** begin Dataset content **

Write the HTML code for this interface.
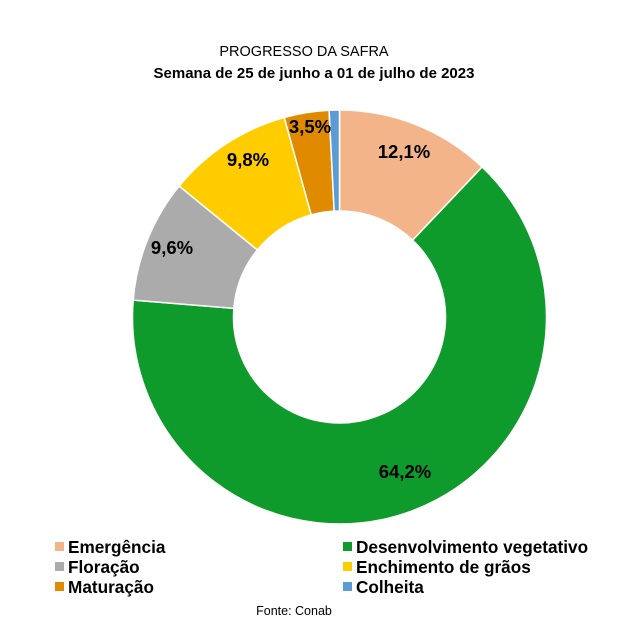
<!DOCTYPE html>
<html><head><meta charset="utf-8"><style>
body{margin:0;background:#fff;}
svg{display:block;font-family:"Liberation Sans",Arial,sans-serif;}
</style></head><body>
<svg id="s" width="627" height="629" viewBox="0 0 627 629">
<rect width="627" height="629" fill="#fff"/>
<text x="304" y="56" text-anchor="middle" font-size="14.5">PROGRESSO DA SAFRA</text>
<text x="314" y="78" text-anchor="middle" font-size="15" font-weight="bold">Semana de 25 de junho a 01 de julho de 2023</text>
<g id="pie"></g>
<g font-size="18.5" font-weight="bold" text-anchor="middle">
<text x="404" y="158">12,1%</text>
<text x="405" y="478">64,2%</text>
<text x="172" y="254">9,6%</text>
<text x="248" y="166">9,8%</text>
<text x="310" y="133">3,5%</text>
</g>
<g font-size="17.2" font-weight="bold">
<rect x="55" y="542" width="9" height="9" fill="#F4B48A"/><text x="68" y="553">Emergência</text>
<rect x="55" y="562" width="9" height="9" fill="#ABABAB"/><text x="68" y="573">Floração</text>
<rect x="55" y="582" width="9" height="9" fill="#E08A00"/><text x="68" y="593">Maturação</text>
<rect x="343" y="542" width="9" height="9" fill="#0F9A2C"/><text x="356" y="553">Desenvolvimento vegetativo</text>
<rect x="343" y="562" width="9" height="9" fill="#FFCC00"/><text x="356" y="573">Enchimento de grãos</text>
<rect x="343" y="582" width="9" height="9" fill="#5B9BD5"/><text x="356" y="593">Colheita</text>
</g>
<text x="294" y="615" text-anchor="middle" font-size="12.5">Fonte: Conab</text>
</svg>
<script>
var d=[[12.1,"#F4B48A"],[64.2,"#0F9A2C"],[9.6,"#ABABAB"],[9.8,"#FFCC00"],[3.5,"#E08A00"],[0.8,"#5B9BD5"]];
var cx=339.5,cy=317,R=207,r=106,a=0,h="";
function p(rad,ang){return [cx+rad*Math.sin(ang),cy-rad*Math.cos(ang)];}
d.forEach(function(v){var a2=a+v[0]/100*2*Math.PI;var l=(a2-a)>Math.PI?1:0;
var A=p(R,a),B=p(R,a2),C=p(r,a2),D=p(r,a);
h+='<path d="M'+A+' A'+R+','+R+' 0 '+l+' 1 '+B+' L'+C+' A'+r+','+r+' 0 '+l+' 0 '+D+' Z" fill="'+v[1]+'" stroke="#fff" stroke-width="1.5"/>';a=a2;});
document.getElementById("pie").innerHTML=h;
</script>
</body></html>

** end Dataset content **

- [Your goal]: Reproduce each line exactly as it appears, omitting the pictures.

- [Solution]:
Write the HTML code for this interface.
<!DOCTYPE html>
<html><head><meta charset="utf-8"><style>
body{margin:0;background:#fff;}
svg{display:block;font-family:"Liberation Sans",Arial,sans-serif;}
</style></head><body>
<svg id="s" width="627" height="629" viewBox="0 0 627 629">
<rect width="627" height="629" fill="#fff"/>
<text x="304" y="56" text-anchor="middle" font-size="14.5">PROGRESSO DA SAFRA</text>
<text x="314" y="78" text-anchor="middle" font-size="15" font-weight="bold">Semana de 25 de junho a 01 de julho de 2023</text>
<g id="pie"></g>
<g font-size="18.5" font-weight="bold" text-anchor="middle">
<text x="404" y="158">12,1%</text>
<text x="405" y="478">64,2%</text>
<text x="172" y="254">9,6%</text>
<text x="248" y="166">9,8%</text>
<text x="310" y="133">3,5%</text>
</g>
<g font-size="17.2" font-weight="bold">
<rect x="55" y="542" width="9" height="9" fill="#F4B48A"/><text x="68" y="553">Emergência</text>
<rect x="55" y="562" width="9" height="9" fill="#ABABAB"/><text x="68" y="573">Floração</text>
<rect x="55" y="582" width="9" height="9" fill="#E08A00"/><text x="68" y="593">Maturação</text>
<rect x="343" y="542" width="9" height="9" fill="#0F9A2C"/><text x="356" y="553">Desenvolvimento vegetativo</text>
<rect x="343" y="562" width="9" height="9" fill="#FFCC00"/><text x="356" y="573">Enchimento de grãos</text>
<rect x="343" y="582" width="9" height="9" fill="#5B9BD5"/><text x="356" y="593">Colheita</text>
</g>
<text x="294" y="615" text-anchor="middle" font-size="12.5">Fonte: Conab</text>
</svg>
<script>
var d=[[12.1,"#F4B48A"],[64.2,"#0F9A2C"],[9.6,"#ABABAB"],[9.8,"#FFCC00"],[3.5,"#E08A00"],[0.8,"#5B9BD5"]];
var cx=339.5,cy=317,R=207,r=106,a=0,h="";
function p(rad,ang){return [cx+rad*Math.sin(ang),cy-rad*Math.cos(ang)];}
d.forEach(function(v){var a2=a+v[0]/100*2*Math.PI;var l=(a2-a)>Math.PI?1:0;
var A=p(R,a),B=p(R,a2),C=p(r,a2),D=p(r,a);
h+='<path d="M'+A+' A'+R+','+R+' 0 '+l+' 1 '+B+' L'+C+' A'+r+','+r+' 0 '+l+' 0 '+D+' Z" fill="'+v[1]+'" stroke="#fff" stroke-width="1.5"/>';a=a2;});
document.getElementById("pie").innerHTML=h;
</script>
</body></html>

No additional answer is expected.